━━━ Dataset excerpt ━━━
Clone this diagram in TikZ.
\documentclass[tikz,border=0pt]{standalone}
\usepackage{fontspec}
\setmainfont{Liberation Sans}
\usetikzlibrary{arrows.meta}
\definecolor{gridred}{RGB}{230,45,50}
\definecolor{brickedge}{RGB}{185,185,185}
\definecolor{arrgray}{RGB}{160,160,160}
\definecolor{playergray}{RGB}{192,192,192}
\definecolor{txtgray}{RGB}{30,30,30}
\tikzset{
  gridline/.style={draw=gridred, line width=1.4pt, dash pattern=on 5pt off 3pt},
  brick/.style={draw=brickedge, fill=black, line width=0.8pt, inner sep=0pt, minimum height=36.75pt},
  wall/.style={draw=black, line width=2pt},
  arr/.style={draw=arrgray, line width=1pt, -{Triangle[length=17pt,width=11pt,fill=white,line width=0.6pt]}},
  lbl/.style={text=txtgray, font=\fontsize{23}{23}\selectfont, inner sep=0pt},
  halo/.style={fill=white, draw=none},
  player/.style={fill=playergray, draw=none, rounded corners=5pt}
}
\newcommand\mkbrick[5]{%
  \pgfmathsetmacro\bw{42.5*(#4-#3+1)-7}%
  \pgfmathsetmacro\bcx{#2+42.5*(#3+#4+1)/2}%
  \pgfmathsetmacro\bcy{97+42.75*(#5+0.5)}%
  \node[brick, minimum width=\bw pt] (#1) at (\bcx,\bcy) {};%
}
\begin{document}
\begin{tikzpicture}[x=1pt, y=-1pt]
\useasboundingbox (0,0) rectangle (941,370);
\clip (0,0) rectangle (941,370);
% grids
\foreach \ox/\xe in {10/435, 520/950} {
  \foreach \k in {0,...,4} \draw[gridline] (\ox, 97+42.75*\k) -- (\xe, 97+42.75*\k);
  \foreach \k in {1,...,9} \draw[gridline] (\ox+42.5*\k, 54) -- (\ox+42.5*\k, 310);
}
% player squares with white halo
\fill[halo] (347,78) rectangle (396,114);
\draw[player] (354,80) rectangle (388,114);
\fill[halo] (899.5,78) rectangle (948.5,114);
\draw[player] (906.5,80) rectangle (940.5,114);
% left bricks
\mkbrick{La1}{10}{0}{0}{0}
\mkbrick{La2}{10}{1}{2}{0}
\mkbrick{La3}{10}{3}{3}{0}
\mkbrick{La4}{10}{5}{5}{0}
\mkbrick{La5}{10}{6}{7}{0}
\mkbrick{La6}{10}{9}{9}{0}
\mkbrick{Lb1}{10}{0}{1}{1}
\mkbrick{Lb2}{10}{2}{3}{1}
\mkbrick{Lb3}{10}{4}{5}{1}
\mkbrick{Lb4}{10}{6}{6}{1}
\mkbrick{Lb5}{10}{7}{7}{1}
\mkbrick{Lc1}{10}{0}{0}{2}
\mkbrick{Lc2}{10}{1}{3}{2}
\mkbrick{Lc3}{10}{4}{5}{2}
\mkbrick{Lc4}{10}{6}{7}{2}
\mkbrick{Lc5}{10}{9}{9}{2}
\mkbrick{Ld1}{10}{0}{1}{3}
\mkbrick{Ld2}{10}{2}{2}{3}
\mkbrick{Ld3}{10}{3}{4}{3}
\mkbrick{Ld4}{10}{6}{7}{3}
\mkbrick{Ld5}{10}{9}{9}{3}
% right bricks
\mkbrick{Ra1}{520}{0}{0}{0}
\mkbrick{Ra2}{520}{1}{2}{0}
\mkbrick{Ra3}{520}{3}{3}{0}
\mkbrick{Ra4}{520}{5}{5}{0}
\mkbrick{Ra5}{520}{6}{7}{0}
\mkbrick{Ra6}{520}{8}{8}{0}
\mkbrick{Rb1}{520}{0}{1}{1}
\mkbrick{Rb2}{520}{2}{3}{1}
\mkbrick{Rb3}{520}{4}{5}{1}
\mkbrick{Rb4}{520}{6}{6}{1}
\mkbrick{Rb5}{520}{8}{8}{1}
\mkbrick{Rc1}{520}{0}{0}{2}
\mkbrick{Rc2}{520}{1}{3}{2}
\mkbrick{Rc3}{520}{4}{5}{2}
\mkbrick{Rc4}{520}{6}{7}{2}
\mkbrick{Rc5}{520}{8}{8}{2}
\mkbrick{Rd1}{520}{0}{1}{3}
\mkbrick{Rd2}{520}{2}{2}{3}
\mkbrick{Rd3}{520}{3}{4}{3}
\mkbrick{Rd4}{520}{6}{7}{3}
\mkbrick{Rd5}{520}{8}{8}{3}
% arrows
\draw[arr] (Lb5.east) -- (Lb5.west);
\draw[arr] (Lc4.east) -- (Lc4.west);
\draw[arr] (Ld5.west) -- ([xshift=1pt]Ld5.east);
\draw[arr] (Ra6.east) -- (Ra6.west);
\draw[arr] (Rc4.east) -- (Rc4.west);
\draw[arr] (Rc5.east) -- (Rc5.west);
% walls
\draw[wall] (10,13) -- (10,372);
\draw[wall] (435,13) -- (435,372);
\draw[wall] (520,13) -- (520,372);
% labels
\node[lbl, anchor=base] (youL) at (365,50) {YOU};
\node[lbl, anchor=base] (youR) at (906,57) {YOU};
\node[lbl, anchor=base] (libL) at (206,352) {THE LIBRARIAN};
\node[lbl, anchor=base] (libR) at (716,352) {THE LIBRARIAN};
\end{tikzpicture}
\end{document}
━━━
[Goal of the exercise]: Write out the full listing exactly as given.

[Expected output]:
Clone this diagram in TikZ.
\documentclass[tikz,border=0pt]{standalone}
\usepackage{fontspec}
\setmainfont{Liberation Sans}
\usetikzlibrary{arrows.meta}
\definecolor{gridred}{RGB}{230,45,50}
\definecolor{brickedge}{RGB}{185,185,185}
\definecolor{arrgray}{RGB}{160,160,160}
\definecolor{playergray}{RGB}{192,192,192}
\definecolor{txtgray}{RGB}{30,30,30}
\tikzset{
  gridline/.style={draw=gridred, line width=1.4pt, dash pattern=on 5pt off 3pt},
  brick/.style={draw=brickedge, fill=black, line width=0.8pt, inner sep=0pt, minimum height=36.75pt},
  wall/.style={draw=black, line width=2pt},
  arr/.style={draw=arrgray, line width=1pt, -{Triangle[length=17pt,width=11pt,fill=white,line width=0.6pt]}},
  lbl/.style={text=txtgray, font=\fontsize{23}{23}\selectfont, inner sep=0pt},
  halo/.style={fill=white, draw=none},
  player/.style={fill=playergray, draw=none, rounded corners=5pt}
}
\newcommand\mkbrick[5]{%
  \pgfmathsetmacro\bw{42.5*(#4-#3+1)-7}%
  \pgfmathsetmacro\bcx{#2+42.5*(#3+#4+1)/2}%
  \pgfmathsetmacro\bcy{97+42.75*(#5+0.5)}%
  \node[brick, minimum width=\bw pt] (#1) at (\bcx,\bcy) {};%
}
\begin{document}
\begin{tikzpicture}[x=1pt, y=-1pt]
\useasboundingbox (0,0) rectangle (941,370);
\clip (0,0) rectangle (941,370);
% grids
\foreach \ox/\xe in {10/435, 520/950} {
  \foreach \k in {0,...,4} \draw[gridline] (\ox, 97+42.75*\k) -- (\xe, 97+42.75*\k);
  \foreach \k in {1,...,9} \draw[gridline] (\ox+42.5*\k, 54) -- (\ox+42.5*\k, 310);
}
% player squares with white halo
\fill[halo] (347,78) rectangle (396,114);
\draw[player] (354,80) rectangle (388,114);
\fill[halo] (899.5,78) rectangle (948.5,114);
\draw[player] (906.5,80) rectangle (940.5,114);
% left bricks
\mkbrick{La1}{10}{0}{0}{0}
\mkbrick{La2}{10}{1}{2}{0}
\mkbrick{La3}{10}{3}{3}{0}
\mkbrick{La4}{10}{5}{5}{0}
\mkbrick{La5}{10}{6}{7}{0}
\mkbrick{La6}{10}{9}{9}{0}
\mkbrick{Lb1}{10}{0}{1}{1}
\mkbrick{Lb2}{10}{2}{3}{1}
\mkbrick{Lb3}{10}{4}{5}{1}
\mkbrick{Lb4}{10}{6}{6}{1}
\mkbrick{Lb5}{10}{7}{7}{1}
\mkbrick{Lc1}{10}{0}{0}{2}
\mkbrick{Lc2}{10}{1}{3}{2}
\mkbrick{Lc3}{10}{4}{5}{2}
\mkbrick{Lc4}{10}{6}{7}{2}
\mkbrick{Lc5}{10}{9}{9}{2}
\mkbrick{Ld1}{10}{0}{1}{3}
\mkbrick{Ld2}{10}{2}{2}{3}
\mkbrick{Ld3}{10}{3}{4}{3}
\mkbrick{Ld4}{10}{6}{7}{3}
\mkbrick{Ld5}{10}{9}{9}{3}
% right bricks
\mkbrick{Ra1}{520}{0}{0}{0}
\mkbrick{Ra2}{520}{1}{2}{0}
\mkbrick{Ra3}{520}{3}{3}{0}
\mkbrick{Ra4}{520}{5}{5}{0}
\mkbrick{Ra5}{520}{6}{7}{0}
\mkbrick{Ra6}{520}{8}{8}{0}
\mkbrick{Rb1}{520}{0}{1}{1}
\mkbrick{Rb2}{520}{2}{3}{1}
\mkbrick{Rb3}{520}{4}{5}{1}
\mkbrick{Rb4}{520}{6}{6}{1}
\mkbrick{Rb5}{520}{8}{8}{1}
\mkbrick{Rc1}{520}{0}{0}{2}
\mkbrick{Rc2}{520}{1}{3}{2}
\mkbrick{Rc3}{520}{4}{5}{2}
\mkbrick{Rc4}{520}{6}{7}{2}
\mkbrick{Rc5}{520}{8}{8}{2}
\mkbrick{Rd1}{520}{0}{1}{3}
\mkbrick{Rd2}{520}{2}{2}{3}
\mkbrick{Rd3}{520}{3}{4}{3}
\mkbrick{Rd4}{520}{6}{7}{3}
\mkbrick{Rd5}{520}{8}{8}{3}
% arrows
\draw[arr] (Lb5.east) -- (Lb5.west);
\draw[arr] (Lc4.east) -- (Lc4.west);
\draw[arr] (Ld5.west) -- ([xshift=1pt]Ld5.east);
\draw[arr] (Ra6.east) -- (Ra6.west);
\draw[arr] (Rc4.east) -- (Rc4.west);
\draw[arr] (Rc5.east) -- (Rc5.west);
% walls
\draw[wall] (10,13) -- (10,372);
\draw[wall] (435,13) -- (435,372);
\draw[wall] (520,13) -- (520,372);
% labels
\node[lbl, anchor=base] (youL) at (365,50) {YOU};
\node[lbl, anchor=base] (youR) at (906,57) {YOU};
\node[lbl, anchor=base] (libL) at (206,352) {THE LIBRARIAN};
\node[lbl, anchor=base] (libR) at (716,352) {THE LIBRARIAN};
\end{tikzpicture}
\end{document}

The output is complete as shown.